§ To do: Quote the listing in full, exactly as given, minus any pictures.

§ Source data:
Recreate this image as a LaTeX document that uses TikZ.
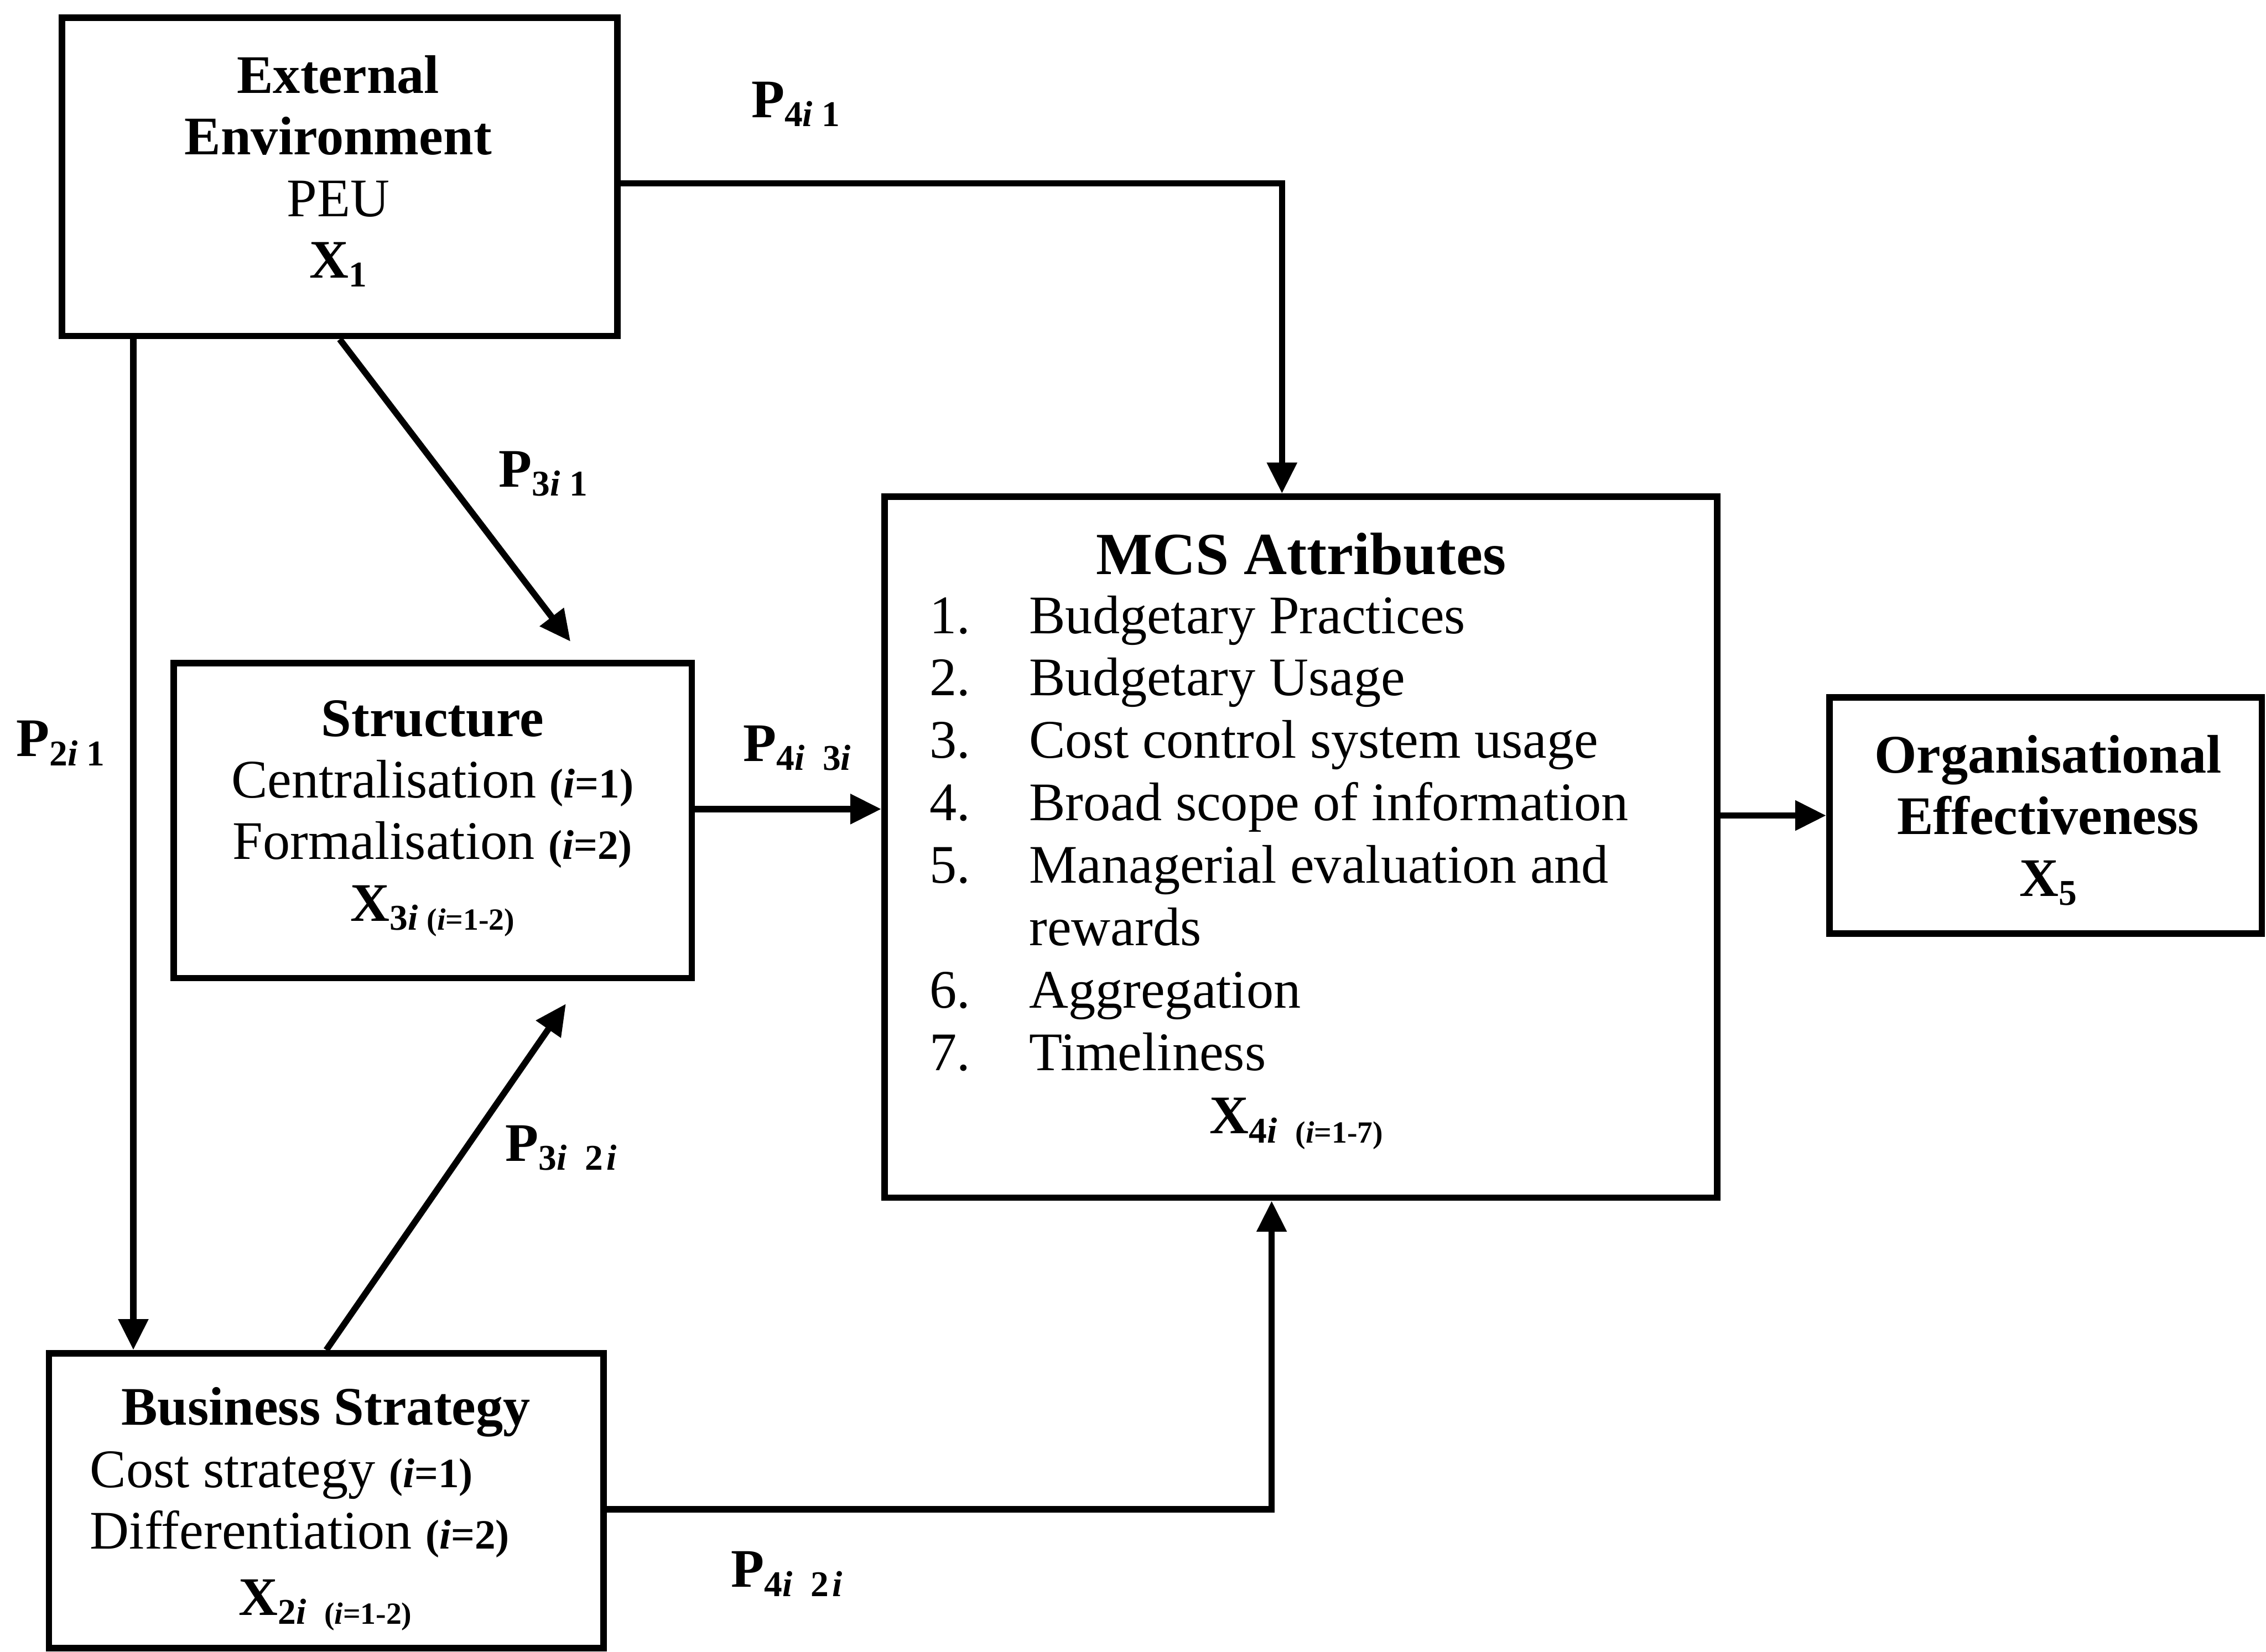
\documentclass[tikz,border=0pt]{standalone}
\usepackage{fontspec}
\setmainfont{Liberation Serif}
\usetikzlibrary{arrows.meta}
% type sizes
\newcommand\mainsz{\fontsize{30}{34}\selectfont}
\newcommand\listsz{\fontsize{30}{34.5}\selectfont}
\newcommand\headsz{\fontsize{33}{38}\selectfont}
\newcommand\inlsz{\fontsize{23}{23}\selectfont}
\newcommand\subsz{\fontsize{20}{20}\selectfont}
\newcommand\parsz{\fontsize{17}{17}\selectfont}
\newcommand\lblsz{\fontsize{20}{20}\selectfont}
% lowered index and the running variable
\newcommand\lowsub[1]{\raisebox{-5pt}{#1}}
\newcommand\ivar{\textit{i}}
\newcommand\pathlbl[1]{P\lowsub{\lblsz #1}}
\newcommand\numitem[1]{\makebox[1.93cm][l]{#1}}
\begin{document}
\begin{tikzpicture}[x=1cm,y=1cm]
\tikzset{
  box/.style={draw, rectangle, line width=3.6pt, inner sep=0pt},
  arr/.style={line width=3.5pt, -{Triangle[length=6mm,width=5.6mm]}},
  txt/.style={inner sep=0pt, font=\mainsz, align=center},
  lbl/.style={inner sep=0pt, anchor=base west, font=\mainsz\bfseries},
}
\fill[white] (0,0) rectangle (43.96,-32.05);
\useasboundingbox (0,0) rectangle (43.96,-32.05);

% boxes
\node[box, minimum width=10.78cm, minimum height=6.18cm] (ee) at (6.59,-3.43) {};
\node[box, minimum width=10.05cm, minimum height=6.11cm] (st) at (8.395,-15.925) {};
\node[box, minimum width=16.15cm, minimum height=13.60cm] (mcs) at (25.235,-16.44) {};
\node[box, minimum width=8.39cm, minimum height=4.59cm] (oe) at (39.685,-15.825) {};
\node[box, minimum width=10.76cm, minimum height=5.72cm] (bs) at (6.33,-29.12) {};

% box texts
\node[txt, anchor=north] (eetxt) at (6.56,-1.07)
  {\textbf{External}\\\textbf{Environment}\\PEU\\\textbf{X\lowsub{\subsz 1}}};
\node[txt, anchor=north] (sttxt) at (8.39,-13.58)
  {\textbf{Structure}\\Centralisation {\inlsz\bfseries(\ivar=1)}\\Formalisation {\inlsz\bfseries(\ivar=2)}\\
   \textbf{X\lowsub{\subsz 3\ivar\ {\parsz(\ivar=1-2)}}}};
\node[txt, anchor=base] (mcshead) at (25.24,-11.15) {\headsz\bfseries MCS Attributes};
\node[txt, anchor=north west, align=left, font=\listsz] (mcslist) at (18.03,-11.55)
  {\numitem{1.}Budgetary Practices\\
   \numitem{2.}Budgetary Usage\\
   \numitem{3.}Cost control system usage\\
   \numitem{4.}Broad scope of information\\
   \numitem{5.}Managerial evaluation and\\
   \hspace*{1.93cm}rewards\\
   \numitem{6.}Aggregation\\
   \numitem{7.}Timeliness};
\node[txt, anchor=base] (mcsvar) at (25.15,-22.00)
  {\textbf{X\lowsub{\subsz 4\ivar\ \ {\parsz(\ivar=1-7)}}}};
\node[txt, anchor=north] (oetxt) at (39.73,-14.26)
  {\textbf{Organisational}\\\textbf{Effectiveness}\\\textbf{X\lowsub{\subsz 5}}};
\node[txt, anchor=base] (bshead) at (6.32,-27.65) {\textbf{Business Strategy}};
\node[txt, anchor=north west, align=left] (bslist) at (1.74,-28.16)
  {Cost strategy {\inlsz\bfseries(\ivar=1)}\\Differentiation {\inlsz\bfseries(\ivar=2)}};
\node[txt, anchor=base] (bsvar) at (6.31,-31.34)
  {\textbf{X\lowsub{\subsz 2\ivar\ \ {\parsz(\ivar=1-2)}}}};

% connectors
\draw[arr] ([yshift=-0.13cm]ee.east) -| ([xshift=-0.365cm]mcs.north);
\draw[arr, shorten >=0.45cm] (ee.south) -- ([xshift=2.945cm]st.north);
\coordinate (eeleg) at ([xshift=1.45cm]ee.south west);
\draw[arr] (eeleg) -- (eeleg |- bs.north);
\draw[arr, shorten >=0.53cm] (bs.north) -- ([xshift=2.885cm]st.south);
\coordinate (stout) at ([yshift=0.225cm]st.east);
\draw[arr] (stout) -- (stout -| mcs.west);
\draw[arr] (mcs.east |- oe.west) -- (oe.west);
\draw[arr] ([yshift=-0.17cm]bs.east) -| ([xshift=-0.565cm]mcs.south);

% path labels
\node[lbl] (p41) at (14.57,-2.28) {\pathlbl{4\ivar\ 1}};
\node[lbl] (p31) at (9.67,-9.45) {\pathlbl{3\ivar\ 1}};
\node[lbl] (p21) at (0.31,-14.68) {\pathlbl{2\ivar\ 1}};
\node[lbl] (p43) at (14.41,-14.77) {\pathlbl{4\ivar\ \ 3\ivar}};
\node[lbl] (p32) at (9.80,-22.53) {\pathlbl{3\ivar\ \ 2\kern2pt\ivar}};
\node[lbl] (p42) at (14.18,-30.80) {\pathlbl{4\ivar\ \ 2\kern2pt\ivar}};
\end{tikzpicture}
\end{document}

§ Final result:
Recreate this image as a LaTeX document that uses TikZ.
\documentclass[tikz,border=0pt]{standalone}
\usepackage{fontspec}
\setmainfont{Liberation Serif}
\usetikzlibrary{arrows.meta}
% type sizes
\newcommand\mainsz{\fontsize{30}{34}\selectfont}
\newcommand\listsz{\fontsize{30}{34.5}\selectfont}
\newcommand\headsz{\fontsize{33}{38}\selectfont}
\newcommand\inlsz{\fontsize{23}{23}\selectfont}
\newcommand\subsz{\fontsize{20}{20}\selectfont}
\newcommand\parsz{\fontsize{17}{17}\selectfont}
\newcommand\lblsz{\fontsize{20}{20}\selectfont}
% lowered index and the running variable
\newcommand\lowsub[1]{\raisebox{-5pt}{#1}}
\newcommand\ivar{\textit{i}}
\newcommand\pathlbl[1]{P\lowsub{\lblsz #1}}
\newcommand\numitem[1]{\makebox[1.93cm][l]{#1}}
\begin{document}
\begin{tikzpicture}[x=1cm,y=1cm]
\tikzset{
  box/.style={draw, rectangle, line width=3.6pt, inner sep=0pt},
  arr/.style={line width=3.5pt, -{Triangle[length=6mm,width=5.6mm]}},
  txt/.style={inner sep=0pt, font=\mainsz, align=center},
  lbl/.style={inner sep=0pt, anchor=base west, font=\mainsz\bfseries},
}
\fill[white] (0,0) rectangle (43.96,-32.05);
\useasboundingbox (0,0) rectangle (43.96,-32.05);

% boxes
\node[box, minimum width=10.78cm, minimum height=6.18cm] (ee) at (6.59,-3.43) {};
\node[box, minimum width=10.05cm, minimum height=6.11cm] (st) at (8.395,-15.925) {};
\node[box, minimum width=16.15cm, minimum height=13.60cm] (mcs) at (25.235,-16.44) {};
\node[box, minimum width=8.39cm, minimum height=4.59cm] (oe) at (39.685,-15.825) {};
\node[box, minimum width=10.76cm, minimum height=5.72cm] (bs) at (6.33,-29.12) {};

% box texts
\node[txt, anchor=north] (eetxt) at (6.56,-1.07)
  {\textbf{External}\\\textbf{Environment}\\PEU\\\textbf{X\lowsub{\subsz 1}}};
\node[txt, anchor=north] (sttxt) at (8.39,-13.58)
  {\textbf{Structure}\\Centralisation {\inlsz\bfseries(\ivar=1)}\\Formalisation {\inlsz\bfseries(\ivar=2)}\\
   \textbf{X\lowsub{\subsz 3\ivar\ {\parsz(\ivar=1-2)}}}};
\node[txt, anchor=base] (mcshead) at (25.24,-11.15) {\headsz\bfseries MCS Attributes};
\node[txt, anchor=north west, align=left, font=\listsz] (mcslist) at (18.03,-11.55)
  {\numitem{1.}Budgetary Practices\\
   \numitem{2.}Budgetary Usage\\
   \numitem{3.}Cost control system usage\\
   \numitem{4.}Broad scope of information\\
   \numitem{5.}Managerial evaluation and\\
   \hspace*{1.93cm}rewards\\
   \numitem{6.}Aggregation\\
   \numitem{7.}Timeliness};
\node[txt, anchor=base] (mcsvar) at (25.15,-22.00)
  {\textbf{X\lowsub{\subsz 4\ivar\ \ {\parsz(\ivar=1-7)}}}};
\node[txt, anchor=north] (oetxt) at (39.73,-14.26)
  {\textbf{Organisational}\\\textbf{Effectiveness}\\\textbf{X\lowsub{\subsz 5}}};
\node[txt, anchor=base] (bshead) at (6.32,-27.65) {\textbf{Business Strategy}};
\node[txt, anchor=north west, align=left] (bslist) at (1.74,-28.16)
  {Cost strategy {\inlsz\bfseries(\ivar=1)}\\Differentiation {\inlsz\bfseries(\ivar=2)}};
\node[txt, anchor=base] (bsvar) at (6.31,-31.34)
  {\textbf{X\lowsub{\subsz 2\ivar\ \ {\parsz(\ivar=1-2)}}}};

% connectors
\draw[arr] ([yshift=-0.13cm]ee.east) -| ([xshift=-0.365cm]mcs.north);
\draw[arr, shorten >=0.45cm] (ee.south) -- ([xshift=2.945cm]st.north);
\coordinate (eeleg) at ([xshift=1.45cm]ee.south west);
\draw[arr] (eeleg) -- (eeleg |- bs.north);
\draw[arr, shorten >=0.53cm] (bs.north) -- ([xshift=2.885cm]st.south);
\coordinate (stout) at ([yshift=0.225cm]st.east);
\draw[arr] (stout) -- (stout -| mcs.west);
\draw[arr] (mcs.east |- oe.west) -- (oe.west);
\draw[arr] ([yshift=-0.17cm]bs.east) -| ([xshift=-0.565cm]mcs.south);

% path labels
\node[lbl] (p41) at (14.57,-2.28) {\pathlbl{4\ivar\ 1}};
\node[lbl] (p31) at (9.67,-9.45) {\pathlbl{3\ivar\ 1}};
\node[lbl] (p21) at (0.31,-14.68) {\pathlbl{2\ivar\ 1}};
\node[lbl] (p43) at (14.41,-14.77) {\pathlbl{4\ivar\ \ 3\ivar}};
\node[lbl] (p32) at (9.80,-22.53) {\pathlbl{3\ivar\ \ 2\kern2pt\ivar}};
\node[lbl] (p42) at (14.18,-30.80) {\pathlbl{4\ivar\ \ 2\kern2pt\ivar}};
\end{tikzpicture}
\end{document}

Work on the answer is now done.